Golfcourse Swell Statistics, Spring: All Swell – Any Wind

The graph shows the combination of swells directed at Golfcourse through a typical northern hemisphere spring. It is based on 8682 NWW3 model predictions since 2007 (values every 3 hours). The wave model does not forecast surf and wind right at the coastline so we have chosen the optimum grid node based on what we know about Golfcourse. In the case of Golfcourse, the best grid node is 42 km away (26 miles).

The rose diagram illustrates the distribution of swell sizes and swell direction, while the graph at the bottom shows the same thing without direction information. Five colours illustrate increasing wave sizes. Blue shows the smallest swells, less that 0.5m (1.5 feet) high. These were forecast only 19% of the time. Green and yellow represent increasing swell sizes and red shows biggest swells greater than >3m (>10ft). In either graph, the area of any colour is proportional to how frequently that size swell was forecast.

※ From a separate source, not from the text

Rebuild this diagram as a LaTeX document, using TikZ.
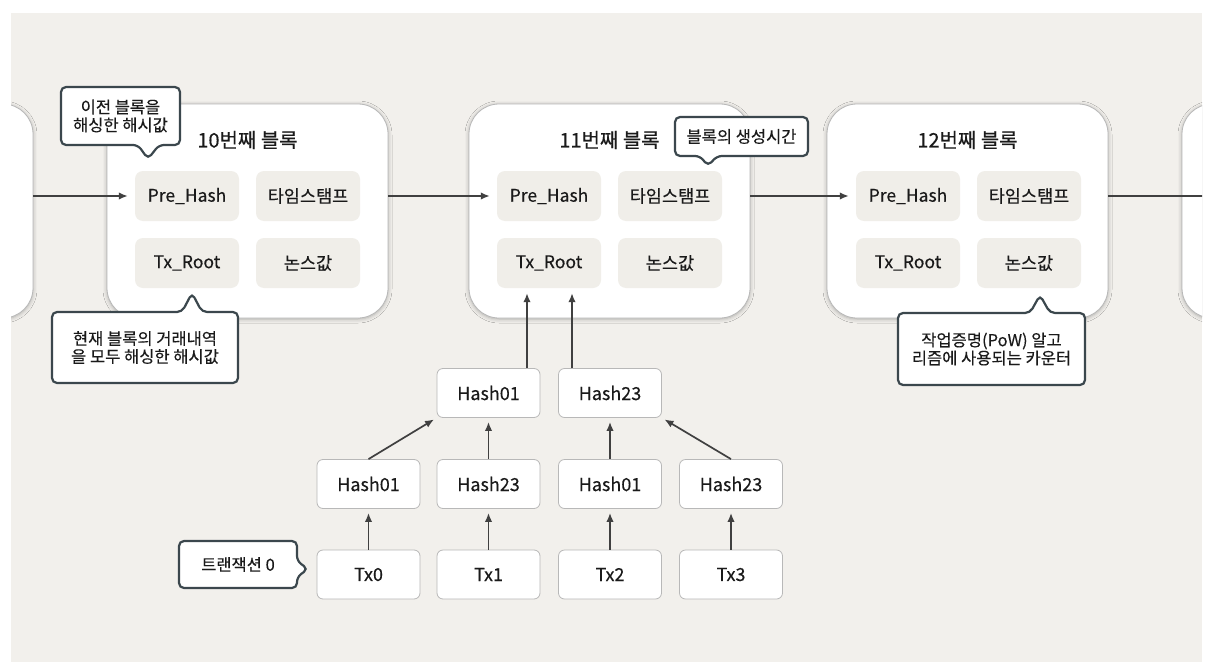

The diagram suggests that the dominant swell direction, shown by the largest spokes, was ESE, whereas the the prevailing wind blows from the NNW. Because the wave model grid is offshore, sometimes a strong offshore wind blows largest waves away from Golfcourse and away from the coast. We lump these in with the no surf category of the bar chart. To keep it simple we don't show these in the rose plot. Because wind determines whether or not waves are surfable at Golfcourse, you can view an alternative image that shows only the swells that were expected to coincide with glassy or offshore wind conditions. Over an average northern hemisphere spring, swells large enough to cause good for surfing waves at Golfcourse run for about 81% of the time.

IMPORTANT: Beta version feature! Swell heights are open water values from NWW3. There is no attempt to model near-shore effects. Coastal wave heights will generally be less, especially if the break does not have unobstructed exposure to the open ocean.